=== Aim ===
Working from the top of the listing below, retype each line through the line containing "snp_dist = [0.2032, 0.1883, 0.2192, 0.2382, 0.2442, 0.2099]", both included, with no pictures.
— Begin Material —
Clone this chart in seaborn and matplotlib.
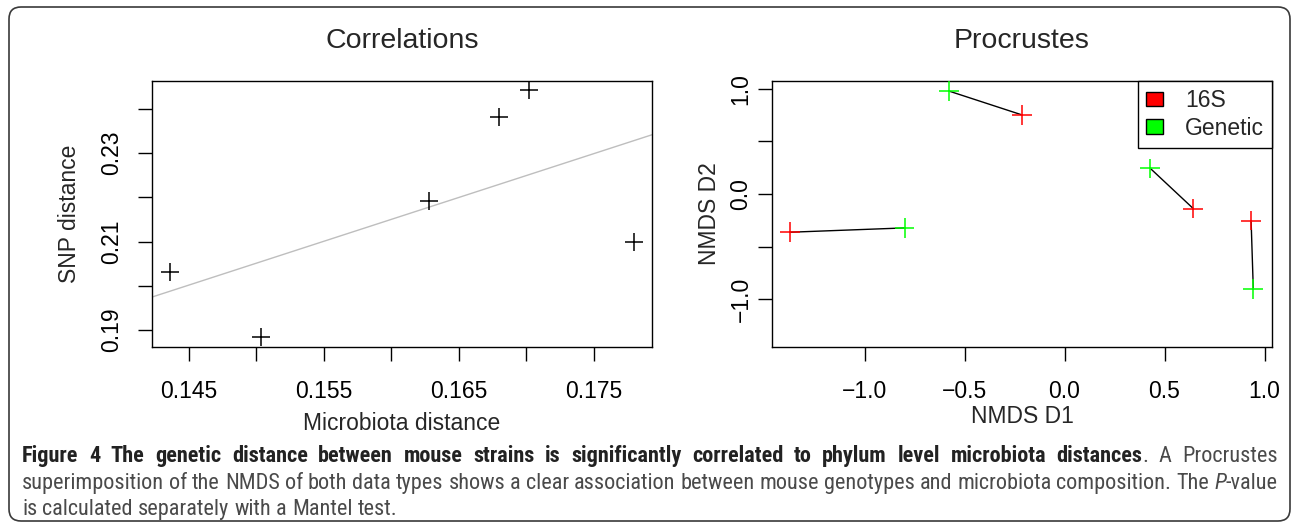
import numpy as np
import pandas as pd
import matplotlib
matplotlib.use("Agg")
import matplotlib.pyplot as plt
import seaborn as sns
from matplotlib import font_manager
from matplotlib.patches import Patch, FancyBboxPatch
from matplotlib.transforms import IdentityTransform

# Left panel: microbiota vs SNP distance
micro_dist = [0.1436, 0.1503, 0.1628, 0.1680, 0.1702, 0.1780]
snp_dist = [0.2032, 0.1883, 0.2192, 0.2382, 0.2442, 0.2099]

# Right panel: Procrustes NMDS coordinates (paired by strain)
d1_16s = [-1.371, -0.2125, 0.644, 0.933]
d2_16s = [-0.364, 0.753, -0.139, -0.253]
d1_gen = [-0.800, -0.579, 0.429, 0.944]
d2_gen = [-0.323, 0.981, 0.244, -0.905]

groups = ["16S", "Genetic"]
group_colors = ["#FF0000", "#00FF00"]

left_xticks = [0.145, 0.150, 0.155, 0.160, 0.165, 0.170, 0.175]
left_xlabels = ["0.145", "", "0.155", "", "0.165", "", "0.175"]
left_yticks = [0.19, 0.20, 0.21, 0.22, 0.23, 0.24]
left_ylabels = ["0.19", "", "0.21", "", "0.23", ""]
right_xticks = [-1.0, -0.5, 0.0, 0.5, 1.0]
right_xlabels = ["\u22121.0", "\u22120.5", "0.0", "0.5", "1.0"]
right_yticks = [-1.0, -0.5, 0.0, 0.5, 1.0]
right_ylabels = ["\u22121.0", "", "0.0", "", "1.0"]

caption_lines = [
    [[("Figure", "b")], [("4", "b")], [("The", "b")], [("genetic", "b")], [("distance", "b")],
     [("between", "b")], [("mouse", "b")], [("strains", "b")], [("is", "b")],
     [("significantly", "b")], [("correlated", "b")], [("to", "b")], [("phylum", "b")],
     [("level", "b")], [("microbiota", "b")], [("distances", "b"), (".", "n")],
     [("A", "n")], [("Procrustes", "n")]],
    [[(w, "n")] for w in "superimposition of the NMDS of both data types shows a clear association "
     "between mouse genotypes and microbiota composition. The".split()] + [[("P", "i"), ("-value", "n")]],
    [[(w, "n")] for w in "is calculated separately with a Mantel test.".split()],
]

sns.set_style("white")
plt.rcParams["font.family"] = ["Liberation Sans", "DejaVu Sans"]

W, H = 1293, 528
fig = plt.figure(figsize=(W / 100, H / 100), dpi=100)
fig.patch.set_facecolor("white")


def px_axes(x0, x1, y0, y1):
    # pixel box (top-left origin) -> figure axes
    return fig.add_axes([x0 / W, (H - y1) / H, (x1 - x0) / W, (y1 - y0) / H])


def style_axes(ax):
    for sp in ax.spines.values():
        sp.set_visible(True)
        sp.set_color("black")
        sp.set_linewidth(1.0)
    ax.tick_params(direction="out", length=10, width=1, colors="black",
                   labelsize=16.5, left=True, bottom=True)


# ---- Correlations ----
ax1 = px_axes(152, 652, 81, 347)
style_axes(ax1)
ax1.set_xlim(0.14226, 0.17930)
ax1.set_ylim(0.18615, 0.24633)
sns.regplot(x=np.array(micro_dist), y=np.array(snp_dist), ax=ax1, scatter=False, ci=None,
            truncate=False, color="#BEBEBE", line_kws={"linewidth": 1.0})
sns.scatterplot(x=micro_dist, y=snp_dist, ax=ax1, marker="+", s=150, color="black",
                linewidth=1.1, zorder=3)
ax1.set_xlim(0.14226, 0.17930)
ax1.set_ylim(0.18615, 0.24633)
ax1.set_xticks(left_xticks, labels=left_xlabels)
ax1.set_yticks(left_yticks, labels=left_ylabels, rotation=90, va="center")
ax1.tick_params(axis="x", pad=14)
ax1.tick_params(axis="y", pad=11)
ax1.set_title("Correlations", fontsize=20.5, pad=24)
ax1.set_xlabel("Microbiota distance", fontsize=16.5)
ax1.set_ylabel("SNP distance", fontsize=16.5)
ax1.xaxis.set_label_coords(0.5, -0.286)
ax1.xaxis.label.set_verticalalignment("center")
ax1.yaxis.set_label_coords(-0.164, 0.5)
ax1.yaxis.label.set_verticalalignment("center")

# ---- Procrustes ----
ax2 = px_axes(772, 1272, 81, 347)
style_axes(ax2)
for i in range(len(d1_16s)):
    ax2.plot([d1_16s[i], d1_gen[i]], [d2_16s[i], d2_gen[i]], color="black", lw=1.0, zorder=2)
proc = pd.DataFrame({
    "D1": d1_16s + d1_gen,
    "D2": d2_16s + d2_gen,
    "type": [groups[0]] * len(d1_16s) + [groups[1]] * len(d1_gen),
})
sns.scatterplot(data=proc, x="D1", y="D2", hue="type", palette=dict(zip(groups, group_colors)),
                marker="+", s=200, linewidth=1.1, legend=False, ax=ax2, zorder=3)
ax2.set_xlim(-1.4625, 1.0375)
ax2.set_ylim(-1.457, 1.076)
ax2.set_xticks(right_xticks, labels=right_xlabels)
ax2.set_yticks(right_yticks, labels=right_ylabels, rotation=90, va="center")
ax2.tick_params(axis="x", pad=14)
ax2.tick_params(axis="y", pad=4)
ax2.set_title("Procrustes", fontsize=20.5, pad=24)
ax2.set_xlabel("NMDS D1", fontsize=16.5)
ax2.set_ylabel("NMDS D2", fontsize=16.5)
ax2.xaxis.set_label_coords(0.5, -0.263)
ax2.xaxis.label.set_verticalalignment("center")
ax2.yaxis.set_label_coords(-0.126, 0.5)
ax2.yaxis.label.set_verticalalignment("center")

handles = [Patch(facecolor=c, edgecolor="black", linewidth=1.0) for c in group_colors]
leg = ax2.legend(handles, groups, loc="upper right", borderaxespad=0, fancybox=False,
                 edgecolor="black", framealpha=1, fontsize=16.5, handlelength=0.75,
                 handleheight=0.6, handletextpad=0.95, borderpad=0.35, labelspacing=0.2)
leg.get_frame().set_linewidth(1.0)

# ---- outer frame ----
frame = FancyBboxPatch((9, 7), 1281, 514, boxstyle="round,pad=0,rounding_size=12",
                       transform=IdentityTransform(), fill=False, edgecolor="#3a3a3a", lw=1.2)
fig.add_artist(frame)

# ---- caption ----
renderer = fig.canvas.get_renderer()
installed = {f.name for f in font_manager.fontManager.ttflist}
cap_family = [f for f in ["Roboto Condensed", "Open Sans Condensed", "Roboto", "Open Sans",
                          "DejaVu Sans"] if f in installed]


def props(st, size):
    return dict(fontsize=size, family=cap_family,
                fontweight="bold" if st == "b" else "normal",
                fontstyle="italic" if st == "i" else "normal",
                color="#222222" if st == "b" else "#4a4a4a")


def measure(text, st, size):
    t = fig.text(0, 0, text, **props(st, size))
    w = t.get_window_extent(renderer).width
    t.remove()
    return w


def space_w(size):
    return measure("x x", "n", size) - measure("xx", "n", size)


def natural_width(words, size):
    ws = [sum(measure(t, st, size) for t, st in w) for w in words]
    return sum(ws) + space_w(size) * (len(words) - 1), ws


x_left, x_right = 22, 1278
widest = max(natural_width(caption_lines[0], 10)[0], natural_width(caption_lines[1], 10)[0])
cap_size = 10 * (x_right - x_left) / widest

baselines = [462, 489, 515]
for li, words in enumerate(caption_lines):
    total, widths = natural_width(words, cap_size)
    gap = space_w(cap_size)
    if li < 2:
        gap = (x_right - x_left - sum(widths)) / (len(words) - 1)
    x = x_left
    for w, ww in zip(words, widths):
        xx = x
        for t, st in w:
            fig.text(xx / W, (H - baselines[li]) / H, t, va="baseline", **props(st, cap_size))
            xx += measure(t, st, cap_size)
        x += ww + gap

fig.savefig("out.png", dpi=100)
— End Material —
=== Complete output ===
Clone this chart in seaborn and matplotlib.
import numpy as np
import pandas as pd
import matplotlib
matplotlib.use("Agg")
import matplotlib.pyplot as plt
import seaborn as sns
from matplotlib import font_manager
from matplotlib.patches import Patch, FancyBboxPatch
from matplotlib.transforms import IdentityTransform

# Left panel: microbiota vs SNP distance
micro_dist = [0.1436, 0.1503, 0.1628, 0.1680, 0.1702, 0.1780]
snp_dist = [0.2032, 0.1883, 0.2192, 0.2382, 0.2442, 0.2099]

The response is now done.